In 2005, Tony Fadell, the engineer who’s credited with inventing the first iPod, got hold of a high-end desk phone made by Samsung and Bang & Olufsen that you navigated using a set of numerical keys placed around a rotating wheel. A Samsung cell phone, the X810, used a similar rotating wheel for input. Fadell didn’t seem to like the idea. “Weird way to hold the cellphone,” he wrote in an email to others at Apple. But Jobs thought it could work. “This may be our answer—we could put the number pad around our clickwheel,” he wrote. (Samsung pointed to this thread as evidence for its claim that Apple’s designs were inspired by other companies, including Samsung itself.)
Around the same time, Jonathan Ive, Apple’s chief designer, had been investigating a technology that he thought could do wonderful things someday—a touch display that could understand taps from multiple fingers at once. (Note that Apple did not invent multitouch interfaces; it was one of several companies investigating the technology at the time.) According to Isaacson’s biography, the company’s initial plan was to the use the new touch system to build a tablet computer. Apple’s tablet project began in 2003—seven years before the iPad went on sale—but as it progressed, it dawned on executives that multitouch might work on phones. At one meeting in 2004, Jobs and his team looked a prototype tablet that displayed a list of contacts. “You could tap on the contact and it would slide over and show you the information,” Forstall testified. “It was just amazing.”

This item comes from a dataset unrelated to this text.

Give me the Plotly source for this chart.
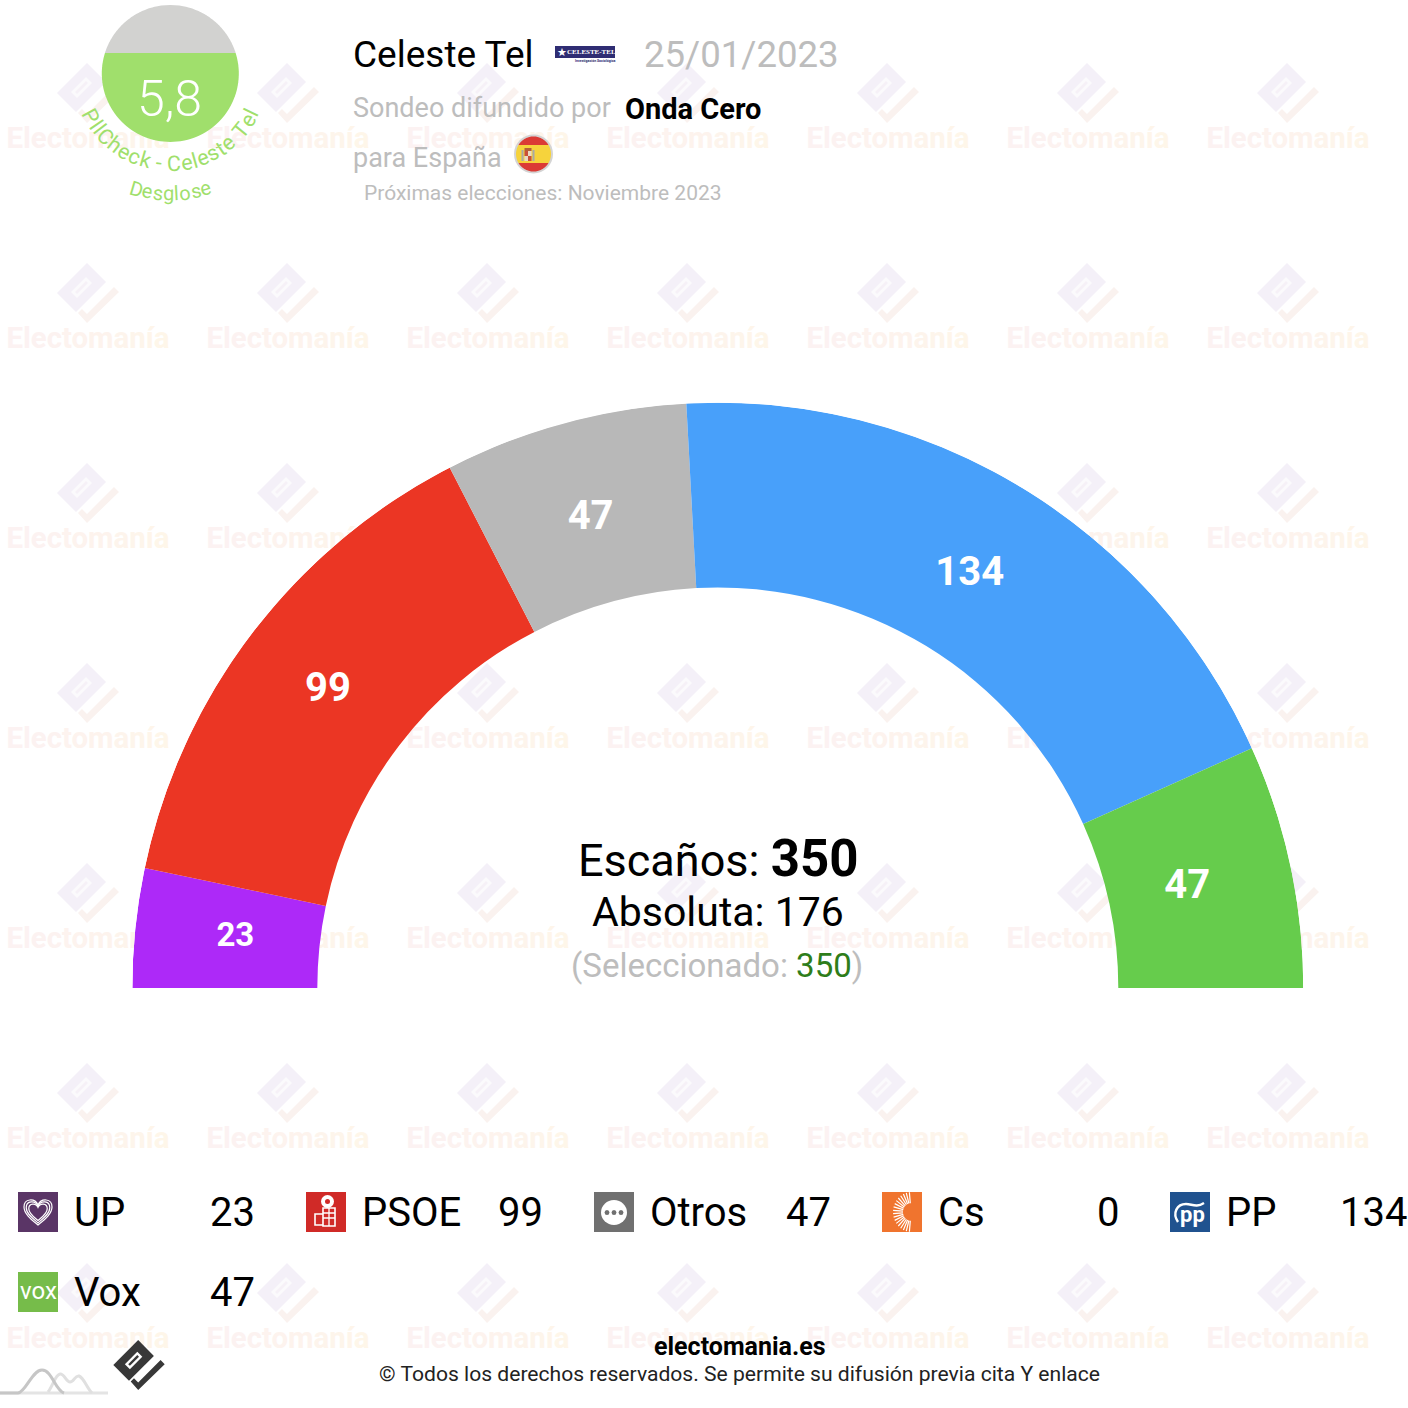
import math
import numpy as np
import plotly.graph_objects as go

# ---- data ----
parties = ["UP", "PSOE", "Otros", "Cs", "PP", "Vox"]
seats = [23, 99, 47, 0, 134, 47]
colors = ["#AD29F8", "#EB3624", "#B8B8B8", "#F0742E", "#48A0FA", "#66CC4C"]
label_sizes = [33, 40, 40, 40, 40, 40]
total_seats = 350
majority = 176
selected = 350
pollster = "Celeste Tel"
poll_date = "25/01/2023"
sponsor = "Onda Cero"
territory = "para España"
next_election = "Próximas elecciones: Noviembre 2023"
score = "5,8"
score_fill = 0.65
wm_word = "Electomanía"
wm_letter_colors = ["#fcf2f2", "#fcf2f2", "#fcf2f1", "#fcf2f0", "#fdf3ef", "#fdf3ee",
                    "#fdf3ed", "#fdf4ec", "#fdf5eb", "#fef5ea", "#fef6e9"]

FONT = "Roboto"
W = H = 1408
CX, CY, R_OUT, R_IN = 717.8, 988, 585.5, 400.5

fig = go.Figure()

# ---- watermark (pixel layer under the chart) ----
wm_x = [88 + 200 * k for k in range(7)]
wm_y = [141 + 200 * j for j in range(7)]
word = "".join(f"<span style='color:{c}'>{ch}</span>" for ch, c in zip(wm_word, wm_letter_colors))
xs, ys = np.meshgrid(wm_x, wm_y)
fig.add_trace(go.Scatter(x=xs.ravel(), y=ys.ravel(), mode="text", text=[f"<b>{word}</b>"] * xs.size,
                         textposition="middle center", hoverinfo="skip", showlegend=False,
                         textfont=dict(family=FONT, size=29.4, color="#fbefec")))


def poly(pts, ox, oy, s=1.0):
    return "M" + " L".join(f"{ox + x * s:.1f},{oy + y * s:.1f}" for x, y in pts) + " Z"


BODY = [(-1, -30), (18, -11), (-12, 19), (-31, 0)]
SLOT = [(-17, -1), (-2, -16), (4, -10), (-11, 5)]
BAR = [(-13, -1), (-2, -12), (0, -10), (-11, 1)]
TICK = [(-10, 20), (-6, 16), (-1, 21), (26, -6), (31, -1), (-1, 30)]

shapes = []


def path_shape(path, fill, layer="above", line=None, width=0):
    return dict(type="path", path=path, fillcolor=fill, layer=layer, xref="x", yref="y",
                line=dict(color=line or "rgba(0,0,0,0)", width=width))


bodies, slots, bars, ticks = [], [], [], []
for ox in wm_x:
    for oy in wm_y:
        ly = oy - 48
        bodies.append(poly(BODY, ox, ly))
        slots.append(poly(SLOT, ox, ly))
        bars.append(poly(BAR, ox, ly))
        ticks.append(poly(TICK, ox, ly))
shapes.append(path_shape(" ".join(bodies), "#f4f0f8", "below"))
shapes.append(path_shape(" ".join(slots), "#fbfafc", "below"))
shapes.append(path_shape(" ".join(bars), "#f6f1f7", "below"))
shapes.append(path_shape(" ".join(ticks), "#faf2ef", "below"))


# ---- main half ring: values through a polar subplot ----
deg_per_seat = 180 / total_seats
edges = np.cumsum([0] + seats)
mids = [(edges[i] + edges[i + 1]) / 2 * deg_per_seat for i in range(len(seats))]
widths = [s * deg_per_seat for s in seats]
fig.add_trace(go.Barpolar(subplot="polar", theta=mids, width=widths, r=[R_OUT - R_IN] * len(seats),
                          base=[R_IN] * len(seats), marker=dict(color=colors, line=dict(width=0)),
                          opacity=1, showlegend=False, hoverinfo="skip"))
idx = [i for i, s in enumerate(seats) if s > 0]
label_r = {"UP": 485, "PSOE": 490, "Otros": 486, "PP": 484, "Vox": 480}
fig.add_trace(go.Scatterpolar(subplot="polar", theta=[mids[i] for i in idx], r=[label_r[parties[i]] for i in idx],
                              mode="text", text=[f"<b>{seats[i]}</b>" for i in idx],
                              textfont=dict(family=FONT, color="white", size=[label_sizes[i] for i in idx]),
                              textposition="middle center", showlegend=False, hoverinfo="skip"))


# ---- helpers for annotations ----
annotations = []


def text(x, y, s, size, color="#000000", anchor="left", angle=0, family=FONT, weight=None, valign="middle"):
    font = dict(family=family, size=size, color=color)
    if weight:
        font["weight"] = weight
    annotations.append(dict(x=x, y=y, text=s, xref="x", yref="y", showarrow=False, xanchor=anchor,
                            yanchor=valign, textangle=angle, font=font, borderpad=0, borderwidth=0))


def circle_segment(cx, cy, r, y0, y1, n=60):
    """closed polygon: part of a circle between two horizontal lines"""
    y0 = max(y0, cy - r)
    y1 = min(y1, cy + r)
    yy = np.linspace(y0, y1, n)
    right = [(cx + math.sqrt(max(r * r - (y - cy) ** 2, 0)), y) for y in yy]
    left = [(cx - math.sqrt(max(r * r - (y - cy) ** 2, 0)), y) for y in yy[::-1]]
    return poly(right + left, 0, 0)


# ---- gauge (top left) ----
GX, GY, GR = 170.3, 73.5, 68.5
fig_top = GY + GR - 2 * GR * score_fill
shapes.append(path_shape(circle_segment(GX, GY, GR, GY - GR, fig_top, 80), "#D2D2D0"))
shapes.append(path_shape(circle_segment(GX, GY, GR, fig_top, GY + GR, 120), "#A0DF6C"))
text(GX - 0.8, 99, score, 50, "white", "center", weight=300)

CW = {"P": .62, "l": .25, "C": .65, "h": .55, "e": .53, "c": .52, "k": .5, " ": .25, "-": .28, "s": .51, "t": .33,
      "T": .6, "D": .65, "g": .56, "o": .57}


def curved(s, radius, size, cy_off=0.0, spacing=0.0):
    widths_ = [CW.get(c, .5) * size + spacing for c in s]
    tot = sum(widths_)
    pos = -tot / 2
    for c, w_ in zip(s, widths_):
        a = (pos + w_ / 2) / radius
        x = GX + radius * math.sin(a)
        y = GY + radius * math.cos(a)
        if c != " ":
            text(x, y, c, size, "#A0DF6C", "center", angle=-math.degrees(a))
        pos += w_


curved("PllCheck - Celeste Tel", 90, 21.5)
curved("Desglose", 120, 20)

# ---- header ----
text(353, 54, pollster, 37)
text(644, 54, poll_date, 36.6, "#BDBDBD")
text(353, 108, "Sondeo difundido por", 27, "#BDBDBD")
text(625, 109, f"<b>{sponsor}</b>", 29)
text(353, 158, territory, 27, "#BDBDBD")
text(364, 193, next_election, 21, "#BDBDBD")
# pollster logo
shapes.append(dict(type="rect", x0=555, x1=615, y0=46, y1=58, fillcolor="#2F2D73", line=dict(width=0), xref="x", yref="y"))
text(591, 52, "<b>CELESTE-TEL</b>", 7, "white", "center", family="Liberation Serif")
text(562, 52, "★", 11, "white", "center", family="DejaVu Sans")
text(595, 61, "<b>Investigación Sociológica</b>", 3.5, "#2F2D73", "center")
# flag
FX, FY = 533.5, 154
shapes.append(dict(type="circle", x0=FX - 19.5, x1=FX + 19.5, y0=FY - 19.5, y1=FY + 19.5, fillcolor="#d4d4d4",
                   line=dict(width=0), xref="x", yref="y"))
shapes.append(path_shape(circle_segment(FX, FY, 17.5, FY - 18, FY - 9), "#DB3A35"))
shapes.append(path_shape(circle_segment(FX, FY, 17.5, FY - 9, FY + 9), "#F6D33C"))
shapes.append(path_shape(circle_segment(FX, FY, 17.5, FY + 9, FY + 18), "#DB3A35"))
for x0_, x1_, y0_, y1_, c_ in [(-12, -10, -4, 7, "#A9A9A9"), (-1, 1, -4, 7, "#A9A9A9"), (-9, -2, -6, -3, "#B5603A"),
                               (-9, -5.5, -3, 2, "#C9503A"), (-5.5, -2, -3, 2, "#E9D9C4"),
                               (-9, -5.5, 2, 7, "#E9D9C4"), (-5.5, -2, 2, 7, "#C9503A")]:
    shapes.append(dict(type="rect", x0=FX + x0_, x1=FX + x1_, y0=FY + y0_, y1=FY + y1_, fillcolor=c_,
                       line=dict(width=0), xref="x", yref="y"))

# ---- centre text ----
text(718, 858, f"Escaños: <b><span style='font-size:51px'>{total_seats}</span></b>", 45, "#000000", "center")
text(718, 912, f"Absoluta: {majority}", 41, "#000000", "center")
text(717, 965, f"(Seleccionado: <span style='color:#2E7D1A'>{selected}</span>)", 33, "#BDBDBD", "center")

# ---- legend ----
icon_x = [18, 306, 594, 882, 1170, 18]
icon_y = [1192, 1192, 1192, 1192, 1192, 1272]
icon_col = ["#5A3566", "#D02A27", "#707070", "#F0742E", "#20528F", "#76BC4A"]
for name, s, ix, iy, col in zip(parties, seats, icon_x, icon_y, icon_col):
    shapes.append(dict(type="rect", x0=ix, x1=ix + 40, y0=iy, y1=iy + 40, fillcolor=col, line=dict(width=0), xref="x", yref="y"))
    text(ix + 55.8, iy + 20, name, 40)
    text(ix + 237, iy + 20, str(s), 40, "#000000", "right")


def heart(cx, cy, s):
    return (f"M{cx},{cy + 13 * s} C{cx - 6 * s},{cy + 8 * s} {cx - 14 * s},{cy + 2 * s} {cx - 14 * s},{cy - 5 * s} "
            f"C{cx - 14 * s},{cy - 14 * s} {cx - 3 * s},{cy - 14 * s} {cx},{cy - 7 * s} "
            f"C{cx + 3 * s},{cy - 14 * s} {cx + 14 * s},{cy - 14 * s} {cx + 14 * s},{cy - 5 * s} "
            f"C{cx + 14 * s},{cy + 2 * s} {cx + 6 * s},{cy + 8 * s} {cx},{cy + 13 * s} Z")


for s_ in [1.0, 0.84, 0.66]:
    shapes.append(path_shape(heart(38, 1212, s_), "rgba(0,0,0,0)", line="white", width=1.2))
# PSOE fist and rose
shapes.append(dict(type="circle", x0=321, x1=334, y0=1195, y1=1208, fillcolor="white", line=dict(width=0), xref="x", yref="y"))
shapes.append(dict(type="circle", x0=325, x1=330, y0=1199, y1=1204, fillcolor="#D02A27", line=dict(width=0), xref="x", yref="y"))
shapes.append(path_shape("M323,1208 H335 V1226 H323 Z M315,1214 H323 V1225 H315 Z", "rgba(0,0,0,0)", line="white", width=1.6))
shapes.append(path_shape("M323,1213 H335 M323,1218 H335 M329,1208 V1226", "rgba(0,0,0,0)", line="white", width=1.3))
# Otros bubble
shapes.append(dict(type="circle", x0=601, x1=627, y0=1200, y1=1225, fillcolor="white", line=dict(width=0), xref="x", yref="y"))
for dx in (-7, 0, 7):
    shapes.append(dict(type="circle", x0=614 + dx - 2.4, x1=614 + dx + 2.4, y0=1210, y1=1215, fillcolor="#707070", line=dict(width=0), xref="x", yref="y"))
# Cs sunburst
rays = []
for a_ in np.arange(-85, 86, 10):
    a_ = math.radians(a_)
    r0, r1 = 8, 18
    rays.append(f"M{902 - r0 * math.cos(a_) + 9:.1f},{1212 + r0 * 1.1 * math.sin(a_):.1f} "
                f"L{902 - r1 * math.cos(a_) + 9:.1f},{1212 + r1 * 1.1 * math.sin(a_):.1f}")
shapes.append(path_shape(" ".join(rays), "rgba(0,0,0,0)", line="white", width=1.2))
# PP
shapes.append(path_shape("M1178,1222 C1172,1213 1177,1204 1186,1204 C1192,1204 1196,1208 1204,1203",
                         "rgba(0,0,0,0)", line="white", width=2.4))
text(1192, 1214, "<b>pp</b>", 22, "white", "center")
# Vox
text(38, 1291, "vox", 24, "white", "center")

# ---- footer ----
text(740, 1346, "<b>electomania.es</b>", 25, "#000000", "center")
text(739.5, 1373, "© Todos los derechos reservados. Se permite su difusión previa cita Y enlace", 21.1, "#222222", "center")
shapes.append(path_shape(" ".join([poly(BODY, 139, 1365, .83)]), "#383838"))
shapes.append(path_shape(poly(SLOT, 139, 1365, .83), "#ffffff"))
shapes.append(path_shape(poly(BAR, 139, 1365, .83), "#383838"))
shapes.append(path_shape(poly(TICK, 139, 1365, .83), "#383838"))
shapes.append(path_shape("M0,1393 L108,1393", "rgba(0,0,0,0)", line="#E4E4E4", width=3))
shapes.append(path_shape("M48,1392 C53,1386 55,1375 60,1374 C64,1373 66,1382 70,1382 C74,1382 75,1375 79,1376 C84,1378 87,1388 92,1393",
                         "rgba(0,0,0,0)", line="#E0E0E0", width=3))
shapes.append(path_shape("M0,1393 L18,1393 C26,1392 32,1370 42,1370 C52,1370 55,1390 64,1393",
                         "rgba(0,0,0,0)", line="#C6C6C6", width=3))

# ---- layout ----
fig.update_layout(
    width=W, height=H, margin=dict(l=0, r=0, t=0, b=0, pad=0, autoexpand=False),
    paper_bgcolor="white", plot_bgcolor="white", showlegend=False, dragmode=False, hovermode=False,
    xaxis=dict(range=[0, W], visible=False, fixedrange=True, domain=[0, 1]),
    yaxis=dict(range=[H, 0], visible=False, fixedrange=True, domain=[0, 1]),
    polar=dict(
        domain=dict(x=[(CX - R_OUT) / W, (CX + R_OUT) / W], y=[(H - CY) / H, (H - CY + R_OUT) / H]),
        sector=[0, 180], bgcolor="rgba(0,0,0,0)", hole=0, bargap=0,
        radialaxis=dict(range=[0, R_OUT], visible=False, showgrid=False),
        angularaxis=dict(visible=False, direction="clockwise", rotation=180, showgrid=False, thetaunit="degrees"),
    ),
    shapes=shapes, annotations=annotations, font=dict(family=FONT),
)
fig.write_html("out.html", config=dict(displayModeBar=False, staticPlot=True),
               post_script="document.body.style.margin='0';document.documentElement.style.overflow='hidden';")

Jobs himself was particularly taken by two features that Bas Ording, a talented user-interface designer, had built into the tablet prototype. One was “inertial scrolling”—when you flick at a list of items on the screen, the list moves as a function of how fast you swipe, and then it comes to rest slowly, as if being affected by real-world inertia. Another was the “rubber-band effect,” which causes a list to bounce against the edge of the screen when there were no more items to display. When Jobs saw the prototype, he thought, “My god, we can build a phone out of this,” he told the D Conference in 2010.
The company decided to abandon the click-wheel idea and try to build a multitouch phone. Jobs knew it was a risk—could Apple get typing to work on a touchscreen?—but the payoff could be huge: If the phone’s only interface was a touchscreen, it would be endlessly flexible—you could use it not just for talking and music but for anything else, including lots of third-party applications. In other words, a touchscreen phone wouldn’t be a phone but “really a computer in your pocket in some ways,” as Forstall said in court.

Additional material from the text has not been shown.